The Lab breaks down the stereotypes that soldering, coding, or experimenting with technology are strictly masculine pursuits. They're simply not an issue at Mz* Baltazar's Lab. It's ok to break things, or try something new.

"Everyone identifies with each other, mirrors themselves in the other, so it's kind of like a cloning effect," Stefanie said. "They (women participants) think, 'Oh, there are others like me. If she can program like that, and she's really like me, I can program, too.' I think people learn slowly because they're fighting something in themselves that says, 'Can I do it? Am I allowed to do it?' There's so many thoughts in between the lines."

That's why Stefanie and her colleagues built a space that's sensitive to these fears and the women who hold them. And it's working.

"They (women participants) think, 'Oh, there are others like me. If she can program like that, and she's really like me, I can program, too.'"

The women of Mz* Baltazar's Laboratory
Stefanie presenting a workshop for Mz* Baltazar's Laboratory, January 2018

Launching Mz* Baltazar's Lab hasn't been easy. Austria is facing a major political shift. The movement is affecting organizations like Mz* Baltazar's Lab that depend on the government for funding technology and arts-based programs. The lab doesn't charge membership fees, and Stefanie doesn't plan to.

There are other challenges. It's hard for a collaborative of freelance artists to keep regular hours, and there's turnover in leadership.

Taken together, these problems could end the feminist hackerspace. But Stefanie continues to foster a space for women interested in using open source hardware and software. She believes donations, outside funding, public support, and creative thinking will keep the space alive.

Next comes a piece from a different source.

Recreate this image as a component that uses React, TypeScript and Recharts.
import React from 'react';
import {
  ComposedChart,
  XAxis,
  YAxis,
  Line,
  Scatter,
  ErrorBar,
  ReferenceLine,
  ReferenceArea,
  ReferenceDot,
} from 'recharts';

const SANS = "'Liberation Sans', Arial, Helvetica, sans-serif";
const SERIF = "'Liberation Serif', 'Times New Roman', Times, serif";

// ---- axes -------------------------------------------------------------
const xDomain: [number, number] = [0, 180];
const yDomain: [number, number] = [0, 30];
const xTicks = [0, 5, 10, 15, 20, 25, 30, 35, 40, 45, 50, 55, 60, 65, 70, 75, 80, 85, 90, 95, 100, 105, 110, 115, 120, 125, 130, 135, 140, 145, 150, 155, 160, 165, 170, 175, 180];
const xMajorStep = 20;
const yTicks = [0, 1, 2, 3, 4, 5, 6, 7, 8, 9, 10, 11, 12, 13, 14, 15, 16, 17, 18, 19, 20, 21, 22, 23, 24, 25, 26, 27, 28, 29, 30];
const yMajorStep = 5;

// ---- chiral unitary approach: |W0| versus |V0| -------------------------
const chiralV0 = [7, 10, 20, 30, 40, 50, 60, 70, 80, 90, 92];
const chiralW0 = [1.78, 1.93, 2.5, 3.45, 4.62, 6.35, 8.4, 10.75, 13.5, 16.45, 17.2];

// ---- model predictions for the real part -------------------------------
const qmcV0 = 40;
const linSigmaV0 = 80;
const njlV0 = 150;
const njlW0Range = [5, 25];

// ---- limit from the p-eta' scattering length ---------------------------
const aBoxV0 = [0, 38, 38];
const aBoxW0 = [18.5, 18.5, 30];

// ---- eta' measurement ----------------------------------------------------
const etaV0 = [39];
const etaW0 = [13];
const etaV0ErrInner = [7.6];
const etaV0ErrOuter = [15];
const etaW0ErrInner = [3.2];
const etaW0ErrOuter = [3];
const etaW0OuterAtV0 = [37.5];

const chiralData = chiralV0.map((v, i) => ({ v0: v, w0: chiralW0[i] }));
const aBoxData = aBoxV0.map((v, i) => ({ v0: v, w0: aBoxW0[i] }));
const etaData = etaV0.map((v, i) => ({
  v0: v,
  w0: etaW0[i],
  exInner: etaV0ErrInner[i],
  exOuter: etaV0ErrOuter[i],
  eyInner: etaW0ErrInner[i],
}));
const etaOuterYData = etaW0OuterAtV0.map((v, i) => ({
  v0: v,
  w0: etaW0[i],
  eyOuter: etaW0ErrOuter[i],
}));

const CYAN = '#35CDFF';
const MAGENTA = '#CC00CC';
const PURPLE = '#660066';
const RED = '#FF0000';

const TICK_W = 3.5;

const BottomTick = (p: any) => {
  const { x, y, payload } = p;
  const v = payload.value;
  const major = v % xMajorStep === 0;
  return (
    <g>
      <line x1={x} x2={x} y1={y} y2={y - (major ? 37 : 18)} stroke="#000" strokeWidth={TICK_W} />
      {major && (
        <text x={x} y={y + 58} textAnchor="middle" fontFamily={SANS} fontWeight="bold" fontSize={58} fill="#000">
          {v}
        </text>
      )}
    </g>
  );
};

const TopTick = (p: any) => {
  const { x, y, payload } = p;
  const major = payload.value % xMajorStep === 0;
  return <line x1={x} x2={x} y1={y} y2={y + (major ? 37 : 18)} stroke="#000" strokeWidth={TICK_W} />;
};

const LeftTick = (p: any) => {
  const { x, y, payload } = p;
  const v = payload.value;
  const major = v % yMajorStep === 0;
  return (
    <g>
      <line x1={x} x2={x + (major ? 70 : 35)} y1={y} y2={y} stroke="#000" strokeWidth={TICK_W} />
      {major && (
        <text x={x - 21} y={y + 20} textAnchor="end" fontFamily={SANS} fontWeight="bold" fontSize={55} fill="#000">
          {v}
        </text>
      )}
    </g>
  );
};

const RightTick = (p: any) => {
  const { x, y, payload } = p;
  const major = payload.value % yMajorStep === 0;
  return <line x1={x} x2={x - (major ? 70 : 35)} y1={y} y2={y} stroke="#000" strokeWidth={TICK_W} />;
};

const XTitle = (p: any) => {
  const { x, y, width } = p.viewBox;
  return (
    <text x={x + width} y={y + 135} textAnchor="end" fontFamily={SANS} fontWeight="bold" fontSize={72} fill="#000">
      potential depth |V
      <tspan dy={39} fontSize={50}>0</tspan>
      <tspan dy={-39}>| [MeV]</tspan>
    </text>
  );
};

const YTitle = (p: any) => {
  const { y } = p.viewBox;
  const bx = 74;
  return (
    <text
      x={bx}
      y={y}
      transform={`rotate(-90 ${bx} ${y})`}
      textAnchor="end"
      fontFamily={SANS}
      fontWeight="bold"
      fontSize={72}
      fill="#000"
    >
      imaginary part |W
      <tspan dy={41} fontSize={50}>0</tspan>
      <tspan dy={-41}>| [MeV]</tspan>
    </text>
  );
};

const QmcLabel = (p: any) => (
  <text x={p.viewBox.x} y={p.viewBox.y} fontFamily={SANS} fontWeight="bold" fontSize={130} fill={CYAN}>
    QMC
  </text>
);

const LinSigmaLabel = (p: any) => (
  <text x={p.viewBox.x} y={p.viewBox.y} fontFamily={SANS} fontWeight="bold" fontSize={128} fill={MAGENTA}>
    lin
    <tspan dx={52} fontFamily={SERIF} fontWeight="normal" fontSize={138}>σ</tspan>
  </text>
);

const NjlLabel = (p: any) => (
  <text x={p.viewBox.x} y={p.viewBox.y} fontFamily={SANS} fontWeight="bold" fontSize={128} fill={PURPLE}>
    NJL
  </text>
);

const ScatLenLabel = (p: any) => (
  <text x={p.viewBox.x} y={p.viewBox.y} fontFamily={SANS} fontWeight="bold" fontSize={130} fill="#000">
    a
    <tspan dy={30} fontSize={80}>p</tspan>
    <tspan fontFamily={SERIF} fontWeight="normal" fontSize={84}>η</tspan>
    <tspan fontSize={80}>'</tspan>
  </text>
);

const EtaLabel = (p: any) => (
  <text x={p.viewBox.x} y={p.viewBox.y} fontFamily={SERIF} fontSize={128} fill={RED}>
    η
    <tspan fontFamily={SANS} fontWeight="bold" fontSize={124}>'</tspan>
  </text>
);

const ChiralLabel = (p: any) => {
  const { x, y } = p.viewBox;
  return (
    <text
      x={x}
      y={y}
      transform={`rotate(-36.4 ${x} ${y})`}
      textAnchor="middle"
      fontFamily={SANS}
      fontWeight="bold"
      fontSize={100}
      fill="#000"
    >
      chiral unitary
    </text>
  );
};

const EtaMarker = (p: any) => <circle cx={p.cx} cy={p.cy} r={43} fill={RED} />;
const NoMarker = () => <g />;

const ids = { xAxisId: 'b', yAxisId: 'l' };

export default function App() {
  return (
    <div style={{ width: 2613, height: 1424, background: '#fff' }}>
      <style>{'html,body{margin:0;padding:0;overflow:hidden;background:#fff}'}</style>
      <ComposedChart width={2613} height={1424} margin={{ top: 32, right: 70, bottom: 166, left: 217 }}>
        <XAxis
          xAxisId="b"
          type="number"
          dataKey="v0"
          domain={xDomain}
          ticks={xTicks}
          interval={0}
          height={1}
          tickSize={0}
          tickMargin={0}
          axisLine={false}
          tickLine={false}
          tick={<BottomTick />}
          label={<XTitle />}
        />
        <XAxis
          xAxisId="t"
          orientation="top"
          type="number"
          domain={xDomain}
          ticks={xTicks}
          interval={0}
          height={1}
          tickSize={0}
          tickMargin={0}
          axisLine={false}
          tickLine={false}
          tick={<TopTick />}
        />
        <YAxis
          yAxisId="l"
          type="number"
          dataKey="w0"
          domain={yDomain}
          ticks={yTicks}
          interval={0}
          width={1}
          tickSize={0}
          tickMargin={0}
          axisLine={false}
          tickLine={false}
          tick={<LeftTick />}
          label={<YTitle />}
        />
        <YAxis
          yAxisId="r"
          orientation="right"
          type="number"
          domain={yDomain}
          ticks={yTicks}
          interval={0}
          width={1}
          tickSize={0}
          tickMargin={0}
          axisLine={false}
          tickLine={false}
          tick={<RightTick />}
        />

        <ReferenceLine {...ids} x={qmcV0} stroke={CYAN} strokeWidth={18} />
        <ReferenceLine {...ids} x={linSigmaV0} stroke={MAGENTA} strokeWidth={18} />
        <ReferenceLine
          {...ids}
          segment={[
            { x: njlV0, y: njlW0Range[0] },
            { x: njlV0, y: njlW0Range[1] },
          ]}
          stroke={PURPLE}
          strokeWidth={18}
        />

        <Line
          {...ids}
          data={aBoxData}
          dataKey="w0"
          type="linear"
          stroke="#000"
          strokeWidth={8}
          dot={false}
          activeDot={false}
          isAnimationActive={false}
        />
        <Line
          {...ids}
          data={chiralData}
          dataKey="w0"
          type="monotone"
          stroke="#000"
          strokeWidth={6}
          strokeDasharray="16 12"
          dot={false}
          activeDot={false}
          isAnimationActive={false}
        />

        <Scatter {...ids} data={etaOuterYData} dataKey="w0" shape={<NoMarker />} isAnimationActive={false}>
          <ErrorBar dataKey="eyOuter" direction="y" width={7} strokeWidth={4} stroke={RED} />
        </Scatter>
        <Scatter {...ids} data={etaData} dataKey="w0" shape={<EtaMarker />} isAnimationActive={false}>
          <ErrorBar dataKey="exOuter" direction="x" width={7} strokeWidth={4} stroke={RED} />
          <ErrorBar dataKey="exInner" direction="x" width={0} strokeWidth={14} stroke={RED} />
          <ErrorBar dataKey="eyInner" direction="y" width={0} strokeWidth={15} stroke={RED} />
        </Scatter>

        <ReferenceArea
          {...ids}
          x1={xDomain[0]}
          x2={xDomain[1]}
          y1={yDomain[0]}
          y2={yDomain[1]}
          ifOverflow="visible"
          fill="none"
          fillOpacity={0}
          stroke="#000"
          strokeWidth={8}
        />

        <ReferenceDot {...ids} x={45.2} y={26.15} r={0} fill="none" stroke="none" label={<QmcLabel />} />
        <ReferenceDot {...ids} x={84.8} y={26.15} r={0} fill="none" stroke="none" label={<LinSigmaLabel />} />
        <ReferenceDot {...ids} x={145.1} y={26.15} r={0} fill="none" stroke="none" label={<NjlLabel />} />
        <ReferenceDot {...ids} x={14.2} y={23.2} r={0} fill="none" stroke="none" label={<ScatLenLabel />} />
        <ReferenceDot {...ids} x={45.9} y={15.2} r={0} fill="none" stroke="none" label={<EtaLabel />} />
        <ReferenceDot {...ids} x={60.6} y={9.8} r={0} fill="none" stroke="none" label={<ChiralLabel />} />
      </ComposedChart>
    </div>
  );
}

Not long ago, there were few places for Stefanie and others like her. So she created her own. Her passion, the inspiration she's found in other women and artists, and the support of like-minded women have helped her sustain a space for feminist hacking, creativity, and artistic expression that leaves no one else behind.


"What is open source?"

Addie Wagenknecht

"Open source is sharing information so that it's repeatable. It's also a transparency as well as a lifestyle. If you're into open source, you have to live it."

See Addie's work

Rianne Trujillo

"To me, I focus on being able to share, and also being free to update and modify technology, software, and tools with open source. The more we share, the less we have to reinvent the wheel."

See Rianne's work

Stefanie Wuschitz

"Open source allows for creative hacking. Hacking for me is a very broad practice of appropriating and extending things and making them your own, on the condition that you share them again."